Por onde recomeçar

Nestes últimos 20 dias fomos direta ou indiretamente impactados pela força da natureza com as cheias do rios Jacui, Taquari, Caí e lago Guaíba. Quem não teve a casa invadida pelas águas, conhece alguém que teve. Agora, quando as águas baixaram na nossa cidade, pudemos ver os estragos deixados para atrás pela força da enchente. Os mais antigos dizem que o rio volta para buscar aquilo que deixou pra atrás.

Em oito meses foram três enchentes. E aí, no sábado, andando pela cidade e ajudando nas distribuições dos donativos à comunidade, fiquei pensando em como recomeçar. Por onde fazer este recomeço? Onde vamos encontrar forças pra levantar? Perguntas ainda sem respostas. Dos 497 municípios gaúchos, 463 foram atingidos. Entre eles a nossa querida Montenegro. De norte a sul, tu não encontra um montenegrino que não te diga que foi impactado por tudo o que aconteceu. Perdemos lembranças. Fotos que contam a história de cada família. Janelas que nos mostravam o pôr do sol, já não existem mais.
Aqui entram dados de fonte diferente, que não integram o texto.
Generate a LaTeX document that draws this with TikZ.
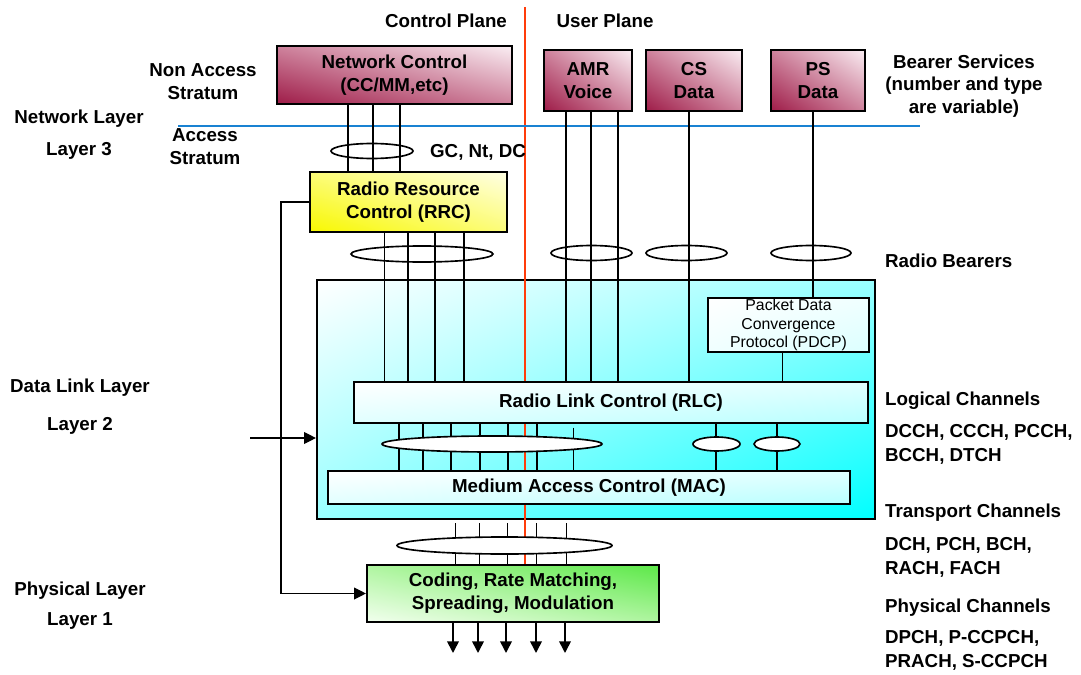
\documentclass[tikz,border=0pt]{standalone}
\usepackage{fontspec}
\setmainfont{Liberation Sans}
\usetikzlibrary{arrows.meta,shapes.geometric,shadings}

\definecolor{rosedark}{RGB}{158,28,72}
\definecolor{rosemid}{RGB}{206,130,156}
\definecolor{roselight}{RGB}{250,238,243}
\definecolor{rrcdark}{RGB}{248,248,0}
\definecolor{rrcmid}{RGB}{252,252,120}
\definecolor{rrclight}{RGB}{255,255,228}
\definecolor{phylight}{RGB}{242,255,238}
\definecolor{phymid}{RGB}{175,245,160}
\definecolor{phydark}{RGB}{92,232,72}
\definecolor{planered}{RGB}{255,60,10}
\definecolor{strataline}{RGB}{25,130,210}

\begin{document}
\begin{tikzpicture}[x=0.03cm, y=-0.03cm, >={Triangle[width=10pt,length=10pt]},
  every node/.style={font=\fontsize{16}{19.5}\selectfont\bfseries},
  box/.style={draw, line width=1.8pt, inner sep=0pt, align=center},
  subbox/.style={draw, line width=0.9pt, inner sep=0pt, align=center},
  rosebox/.style={box, lower left=rosedark, upper right=roselight, upper left=rosemid, lower right=rosemid},
  cyanbox/.style={subbox, upper left=white, lower right=cyan!28, upper right=cyan!12, lower left=cyan!12},
  bundle/.style={draw, ellipse, fill=white, line width=1.4pt, inner sep=0pt},
  bus/.style={line width=1.4pt},
  thinbus/.style={line width=0.7pt},
  lbl/.style={align=center},
  chan/.style={anchor=west, align=left, font=\fontsize{16}{20.5}\selectfont\bfseries}]
  \useasboundingbox (0,0) rectangle (1081,675);

  % 1. 各层方框
  \node[rosebox, minimum width=7.05cm, minimum height=1.74cm] (nc) at (394.5,75) {Network Control\\(CC/MM,etc)};
  \node[rosebox, minimum width=2.64cm, minimum height=1.83cm] (amr) at (588,80.5) {AMR\\Voice};
  \node[rosebox, minimum width=2.88cm, minimum height=1.83cm] (csd) at (694,80.5) {CS\\Data};
  \node[rosebox, minimum width=2.82cm, minimum height=1.83cm] (psd) at (818,80.5) {PS\\Data};
  \node[box, lower left=rrcdark, upper right=rrclight, upper left=rrcmid, lower right=rrcmid,
        minimum width=5.91cm, minimum height=1.8cm] (rrc) at (408.5,202) {Radio Resource\\Control (RRC)};
  \node[box, lower left=phylight, upper right=phydark, upper left=phymid, lower right=phymid,
        minimum width=8.76cm, minimum height=1.71cm] (phy) at (513,593.5) {Coding, Rate Matching,\\Spreading, Modulation};
  \node[box, upper left=white, lower right=cyan, upper right=cyan!40, lower left=cyan!40,
        minimum width=16.74cm, minimum height=7.17cm] (l2) at (596,399.5) {};

  % 2. 平面分界线与层界线
  \coordinate (cptop) at (525,7);
  \draw[planered, line width=1.6pt] (cptop) -- (cptop |- phy.north);
  \coordinate (asleft) at (178,126);
  \coordinate (asright) at (920,126);
  \draw[strataline, line width=1.7pt] (asleft) -- (asright);

  % 3. 第二层内部
  \node[subbox, upper left=white, lower right=cyan!14, upper right=cyan!6, lower left=cyan!6,
        font=\fontsize{13.5}{16}\selectfont, minimum width=4.83cm, minimum height=1.62cm] (pdcp)
        at (788.5,325) {Packet Data\\Convergence\\Protocol (PDCP)};
  \node[cyanbox, minimum width=15.42cm, minimum height=1.23cm] (rlc) at (611,402.5) {Radio Link Control (RLC)};
  \node[cyanbox, minimum width=15.66cm, minimum height=0.99cm] (mac) at (589,487.5) {Medium Access Control (MAC)};

  % 4. 上层承载椭圆
  \node[bundle, minimum width=2.46cm, minimum height=0.45cm] (gcnt) at (372,151) {};
  \node[bundle, minimum width=4.26cm, minimum height=0.48cm] (rbcp) at (422,254) {};
  \node[bundle, minimum width=2.43cm, minimum height=0.45cm] (rbamr) at (591.5,253) {};
  \node[bundle, minimum width=2.43cm, minimum height=0.45cm] (rbcs) at (686.5,253) {};
  \node[bundle, minimum width=2.40cm, minimum height=0.45cm] (rbps) at (811,253) {};

  % 5. 连线
  \foreach \x in {348,373,400}
    \draw[line width=1pt] (\x,0 |- nc.south) -- (\x,0 |- rrc.north);
  \draw[thinbus] (384,0 |- rrc.south) -- (384,0 |- rlc.north);
  \foreach \x in {408,435,464}
    \draw[bus] (\x,0 |- rrc.south) -- (\x,0 |- rlc.north);
  \foreach \x in {566,591,618}
    \draw[bus] (\x,0 |- amr.south) -- (\x,0 |- rlc.north);
  \draw[bus] (689,0 |- csd.south) -- (689,0 |- rlc.north);
  \draw[bus] (813,0 |- psd.south) -- (813,0 |- pdcp.north);
  \draw[thinbus] (782,0 |- pdcp.south) -- (782,0 |- rlc.north);
  \foreach \x in {399,423,451,480,508,537,716,777}
    \draw[bus] (\x,0 |- rlc.south) -- (\x,0 |- mac.north);
  \draw[thinbus] (573,0 |- rlc.south) ++(0,4) -- (573,0 |- mac.north);
  \foreach \x in {455,479,507,536,566}
    \draw[thinbus] (\x,0 |- l2.south) ++(0,3) -- (\x,0 |- phy.north);
  \foreach \x in {453,478,506,536,565}
    \draw[bus, ->] (\x,0 |- phy.south) -- (\x,653);

  % 6. 下层信道椭圆
  \node[bundle, minimum width=6.6cm, minimum height=0.48cm] (logch) at (492,444) {};
  \node[bundle, minimum width=1.41cm, minimum height=0.42cm] (logdt) at (716.5,444) {};
  \node[bundle, minimum width=1.38cm, minimum height=0.42cm] (logps) at (777,444) {};
  \node[bundle, minimum width=6.45cm, minimum height=0.51cm] (trch) at (504.5,545.5) {};

  % 7. RRC 控制线
  \draw[line width=1pt, ->] (rrc.west) -- ++(-28,0) |- (phy.west);
  \coordinate (ctlin) at (250,438);
  \draw[line width=1pt, ->] (ctlin) -- (l2.west |- ctlin);

  % 8. 文字标注
  \node (cplane) at (446,21) {Control Plane};
  \node (uplane) at (605,21) {User Plane};
  \node[anchor=west] (gclbl) at (426,152) {GC, Nt, DC};
  \node[lbl] (nas) at (203,81.5) {Non Access\\Stratum};
  \node[lbl] (acs) at (205,146.5) {Access\\Stratum};
  \node (netl) at (79,119) {Network Layer};
  \node (lay3) at (79,151) {Layer 3};
  \node (dll) at (80,388) {Data Link Layer};
  \node (lay2) at (80,426) {Layer 2};
  \node (phl) at (80,591) {Physical Layer};
  \node (lay1) at (80,621) {Layer 1};
  \node[lbl] (bsv) at (964,86) {Bearer Services\\(number and type\\are variable)};
  \node[chan] (rbl) at (881,261) {Radio Bearers};
  \node[chan] (lgl) at (881,401) {Logical Channels};
  \node[chan] (lgn) at (881,444.5) {DCCH, CCCH, PCCH,\\BCCH, DTCH};
  \node[chan] (trl) at (881,513) {Transport Channels};
  \node[chan] (trn) at (881,557.5) {DCH, PCH, BCH,\\RACH, FACH};
  \node[chan] (pyl) at (881,608) {Physical Channels};
  \node[chan] (pyn) at (881,650) {DPCH, P-CCPCH,\\PRACH, S-CCPCH};
\end{tikzpicture}
\end{document}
A casa da avó, que guardava lembranças da infância, a rua onde as crianças brincava até mais tarde, tudo isso se foi. Levados pela água do rio Caí. Muito se fala sobre a construção de casas, de bairros no entorno do rio.

Historicamente as cidades, como Montenegro, que tem ou tiveram portos, cresceram e se desenvolveram nas barrancas dos rios. E, até aqui, vivemos. Convivemos. Mas a gente sabe que parte destes locais era curso do rio. E agora precisamos entender o rio pra voltarmos a conviver e respeitar o manancial. Contudo, este momento que estamos vivendo também mostrou um povo resiliente. Um povo que perdeu tudo, mas não a humanidade, a boa vontade e a força para recomeçar. O que se viu foi uma comunidade severamente impactada, mas que se mostrou forte para levantar, para se reconstruir. Vamos precisar de ajuda psicológica. Sim, vamos! Se tu olhares para nossas crianças elas ficaram em isolamento pela pandemia e, agora, que estavam retornando a vida normal, veio a enchente. Não só elas precisam do nosso afeto, mas os idosos também. Pra eles a enchente levou uma vida inteira. Lembranças, arrancadas a força, que não voltam mais. Algumas ainda foram resgatadas da lama. Ouvi a história sobre uma joia que foi dada pelo marido, já falecido, a uma senhora, hoje com 78 anos. O lamento era de que não tinha conseguido guardar a única lembrança do amor da vida dela. O colar foi resgatado em meio a lama pela filha, que foi gigante enfrentando o barro para dar um alento à mãe. Um pedacinho da história deste casal, foi preservada. Mas quantos outros não conseguiram? Então, eles também vão precisar de nós.

O que acalenta meu coração é saber que somos um povo que não se dobra. Assim como a palmeira, que o vento vem ela enverga mas não quebra, somos nós, gaúchos. Este evento climático já está sendo considerado por historiadores semelhante à guerra dos farrapos. E se lá atrás nossos antepassados levantaram, também o faremos agora. Porém precisamos repensar ações ambientais, reconstruir espaços desmatados e, principalmente, voltar a respeitar nosso amado rio Caí pra convivermos de novo com ele, em paz.